* **Records supplied**:

* * *

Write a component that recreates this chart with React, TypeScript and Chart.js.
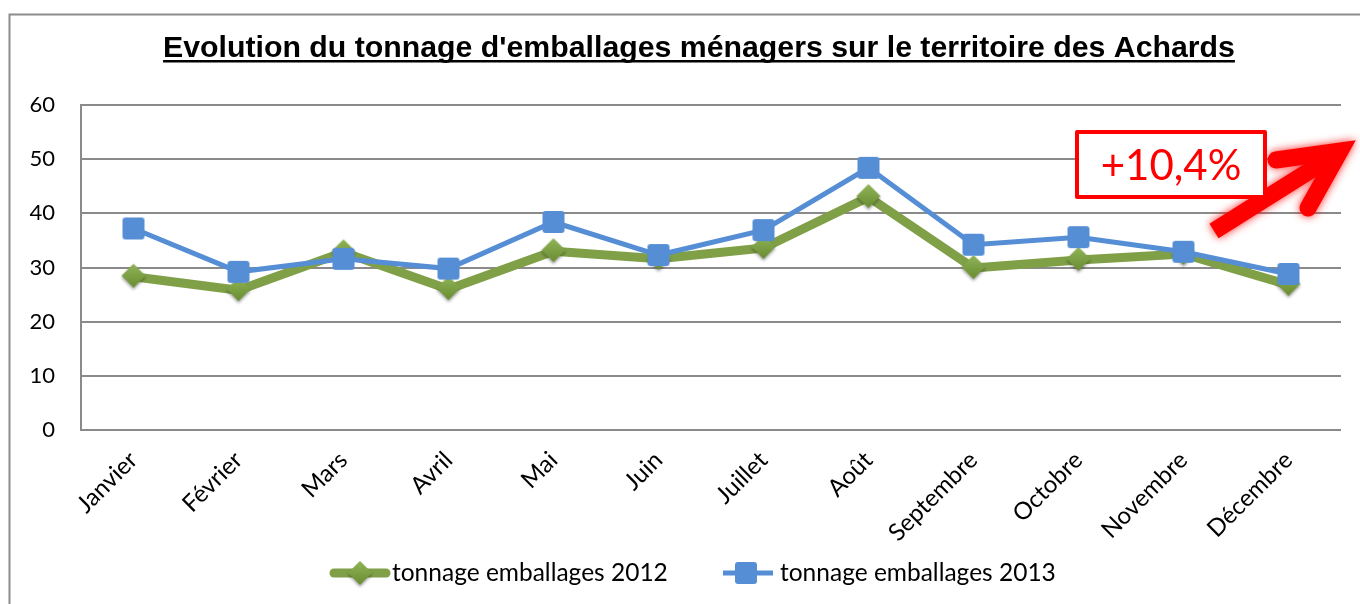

* * *

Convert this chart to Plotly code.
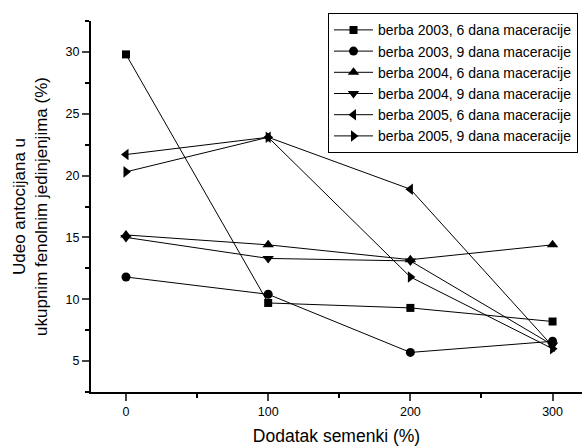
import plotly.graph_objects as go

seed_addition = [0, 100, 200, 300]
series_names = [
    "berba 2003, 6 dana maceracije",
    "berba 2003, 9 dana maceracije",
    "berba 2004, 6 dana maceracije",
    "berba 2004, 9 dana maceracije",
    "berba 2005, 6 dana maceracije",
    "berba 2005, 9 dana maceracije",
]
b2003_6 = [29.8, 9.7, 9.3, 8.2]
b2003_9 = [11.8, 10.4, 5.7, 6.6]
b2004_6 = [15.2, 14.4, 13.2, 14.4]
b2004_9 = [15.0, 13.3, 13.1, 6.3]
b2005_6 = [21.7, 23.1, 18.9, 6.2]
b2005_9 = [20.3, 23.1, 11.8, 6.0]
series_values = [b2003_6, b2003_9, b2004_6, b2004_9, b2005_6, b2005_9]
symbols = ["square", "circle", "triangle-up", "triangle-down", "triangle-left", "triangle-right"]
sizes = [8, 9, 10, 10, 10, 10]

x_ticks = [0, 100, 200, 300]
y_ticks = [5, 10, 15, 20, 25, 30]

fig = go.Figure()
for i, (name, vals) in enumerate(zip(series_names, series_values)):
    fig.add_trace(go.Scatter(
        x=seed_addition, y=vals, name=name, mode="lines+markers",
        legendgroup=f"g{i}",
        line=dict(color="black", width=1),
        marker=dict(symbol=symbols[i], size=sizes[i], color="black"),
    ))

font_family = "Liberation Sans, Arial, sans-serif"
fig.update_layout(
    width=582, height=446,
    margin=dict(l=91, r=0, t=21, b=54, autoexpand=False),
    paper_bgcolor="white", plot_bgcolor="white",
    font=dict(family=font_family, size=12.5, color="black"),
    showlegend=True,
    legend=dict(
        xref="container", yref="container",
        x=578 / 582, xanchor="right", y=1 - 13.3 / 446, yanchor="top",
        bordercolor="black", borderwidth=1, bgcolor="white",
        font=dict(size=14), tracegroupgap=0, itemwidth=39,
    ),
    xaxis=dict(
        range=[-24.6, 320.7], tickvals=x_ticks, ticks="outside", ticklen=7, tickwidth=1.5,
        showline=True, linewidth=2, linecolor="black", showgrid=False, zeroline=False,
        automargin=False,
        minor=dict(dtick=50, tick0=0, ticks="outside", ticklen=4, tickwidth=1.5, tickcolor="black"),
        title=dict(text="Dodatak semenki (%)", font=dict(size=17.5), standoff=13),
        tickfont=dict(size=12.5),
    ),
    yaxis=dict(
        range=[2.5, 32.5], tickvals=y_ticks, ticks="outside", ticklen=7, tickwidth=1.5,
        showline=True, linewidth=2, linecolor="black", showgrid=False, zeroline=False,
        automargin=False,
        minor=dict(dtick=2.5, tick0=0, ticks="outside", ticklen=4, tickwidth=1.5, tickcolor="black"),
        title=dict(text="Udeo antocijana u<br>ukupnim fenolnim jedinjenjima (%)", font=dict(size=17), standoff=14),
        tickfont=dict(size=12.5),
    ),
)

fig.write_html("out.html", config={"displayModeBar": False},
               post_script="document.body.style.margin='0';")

* * *

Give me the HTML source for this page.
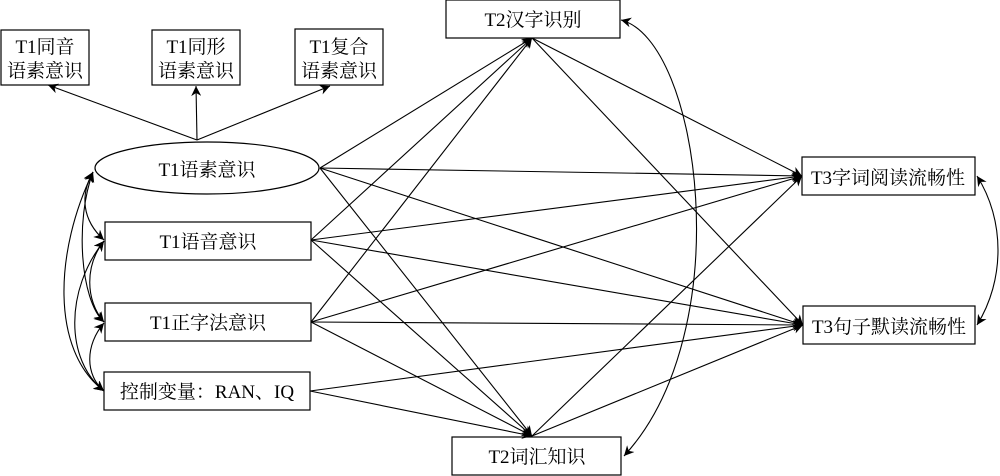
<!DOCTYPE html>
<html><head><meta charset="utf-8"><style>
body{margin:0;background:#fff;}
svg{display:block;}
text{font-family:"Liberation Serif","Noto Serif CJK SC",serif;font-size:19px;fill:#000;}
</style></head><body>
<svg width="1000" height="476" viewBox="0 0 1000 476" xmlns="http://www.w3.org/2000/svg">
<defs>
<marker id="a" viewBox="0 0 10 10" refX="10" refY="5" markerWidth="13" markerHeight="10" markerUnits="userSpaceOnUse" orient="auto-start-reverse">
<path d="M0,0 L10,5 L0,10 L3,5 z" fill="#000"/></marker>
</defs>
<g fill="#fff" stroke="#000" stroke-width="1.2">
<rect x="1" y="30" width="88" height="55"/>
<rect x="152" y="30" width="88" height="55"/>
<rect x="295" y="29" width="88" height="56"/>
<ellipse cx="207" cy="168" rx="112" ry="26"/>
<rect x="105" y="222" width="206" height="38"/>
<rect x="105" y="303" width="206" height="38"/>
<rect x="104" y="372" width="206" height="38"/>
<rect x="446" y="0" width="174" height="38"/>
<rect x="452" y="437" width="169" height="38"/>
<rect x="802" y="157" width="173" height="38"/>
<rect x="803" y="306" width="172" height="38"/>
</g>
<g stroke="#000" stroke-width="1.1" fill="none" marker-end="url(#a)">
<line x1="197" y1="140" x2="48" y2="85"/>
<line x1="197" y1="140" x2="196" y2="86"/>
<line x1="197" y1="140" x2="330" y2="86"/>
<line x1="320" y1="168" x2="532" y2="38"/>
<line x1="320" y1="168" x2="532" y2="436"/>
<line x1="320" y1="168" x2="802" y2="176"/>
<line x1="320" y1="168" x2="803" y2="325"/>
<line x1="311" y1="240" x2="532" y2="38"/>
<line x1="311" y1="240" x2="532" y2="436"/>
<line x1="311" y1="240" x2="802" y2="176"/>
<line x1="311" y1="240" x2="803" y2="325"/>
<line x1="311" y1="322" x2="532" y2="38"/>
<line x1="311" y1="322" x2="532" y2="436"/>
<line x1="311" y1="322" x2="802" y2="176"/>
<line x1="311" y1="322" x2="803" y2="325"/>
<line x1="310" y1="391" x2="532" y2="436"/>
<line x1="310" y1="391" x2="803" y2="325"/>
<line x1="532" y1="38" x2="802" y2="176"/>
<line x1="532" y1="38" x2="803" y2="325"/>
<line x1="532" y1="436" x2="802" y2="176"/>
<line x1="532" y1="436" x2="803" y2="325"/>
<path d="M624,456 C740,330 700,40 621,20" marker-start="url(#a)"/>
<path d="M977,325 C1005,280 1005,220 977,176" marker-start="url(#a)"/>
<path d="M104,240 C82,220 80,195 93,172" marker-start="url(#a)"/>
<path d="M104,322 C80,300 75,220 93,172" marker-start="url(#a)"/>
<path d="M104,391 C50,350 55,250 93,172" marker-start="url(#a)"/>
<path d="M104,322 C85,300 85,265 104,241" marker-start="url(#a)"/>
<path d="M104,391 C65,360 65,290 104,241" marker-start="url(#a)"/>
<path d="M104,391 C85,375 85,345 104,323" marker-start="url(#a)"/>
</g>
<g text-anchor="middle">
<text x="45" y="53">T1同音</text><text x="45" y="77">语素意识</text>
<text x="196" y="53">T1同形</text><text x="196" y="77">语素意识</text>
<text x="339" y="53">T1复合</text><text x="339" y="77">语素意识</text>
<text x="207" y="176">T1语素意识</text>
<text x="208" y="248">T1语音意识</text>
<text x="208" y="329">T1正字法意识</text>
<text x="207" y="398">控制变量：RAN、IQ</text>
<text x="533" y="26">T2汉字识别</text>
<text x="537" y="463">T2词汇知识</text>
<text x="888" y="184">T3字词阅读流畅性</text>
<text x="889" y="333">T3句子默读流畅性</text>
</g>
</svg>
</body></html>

* * *

* **Task instructions**: Using the data above, extract exactly the lines from the one containing "Convert this chart to Plotly code." through the one containing "import plotly.graph_objects as go". Pictures are left out.

* **Full answer**:
Convert this chart to Plotly code.
import plotly.graph_objects as go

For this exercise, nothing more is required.